All my life I cared about people. I cared if they liked me. I cared if they wanted to meet me. I cared if they said good things about me. I couldn’t imagine myself being happy without them. I couldn’t imagine myself not having friends. Not spending time with someone. Not being part of someone’s life. This way I made myself and my happiness depend on someone’s else.

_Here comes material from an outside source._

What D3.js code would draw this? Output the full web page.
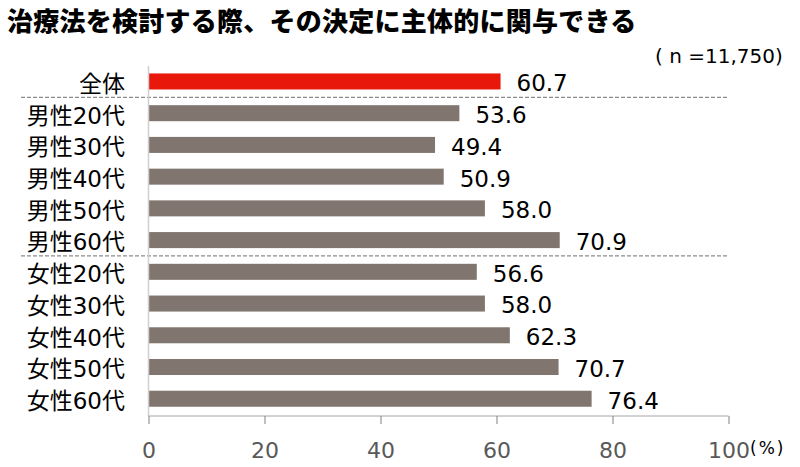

I’m wondering if I really needed all these people I met in my life or I rather needed to be seen as someone popular. As someone being liked. As someone being important. Being alone was perceived as a failure. Rejection. Not being good enough. I wanted to avoid it by all means.
I’ve never been popular.
I’ve never been a part of a group. I hated when teachers have been asking me and my colleagues to form the groups at the lessons. It didn’t make any sense for me. I knew I will be the one who will make the job and the others will just sign it up. I didn’t see how we could make the job together if we didn’t understand each other. It was like forcing strangers to build something together. I didn’t feel comfortable with myself to lead them and get from them what was the most valuable. I preferred to do the job as quickly as possible and come back to my place.
I liked being paired.
It seemed much easier to connect. It seemed to be easier to build a relationship. It seemed to be easier to keep someone close. I was always trying to be paired with someone. This is how I was looking for friends. Getting someone attached to me. Making sure to have someone only for myself. Being assured our friendship is as tightened as possible. Until the other person couldn’t breathe anymore.
Today, I finally love being alone.
Not lonely, but alone. This is my choice. This is how I find my peace. This how I learn about myself. I like my own company. I don’t need any more people to make me happy. I know how to make myself happy. I know what I want. I know what is important for me. I like seeking myself. Taking the time to get to know myself better. To discover myself. I miss it from time to time when I’m overloaded with people.
We don’t need to be with people all the time to feel appreciated. To feel loved. To feel important. The fewer people around me, the more I open new doors in my life. I get more creative. I see more. I understand more. When I have too many people around me I lose the focus. I concentrate on meaningless things. I waste my time adjusting to others.
I put the quality over the quantity.
I realized how much the quality is important during my last birthday. I invited many people, but only half of them came. I thought: why I do care about people who didn’t come? Why don’t I care about people who came? Indeed, it was worthy of seeing the different perspective. It was a fantastic time when I stopped to see the glass half empty. I saw the real value of people who stay with me despite all the circumstances. That’s a real blessing.
Do you like to spend some time alone?
Do you need people to make you happy?
Do you want to always feel part of a group?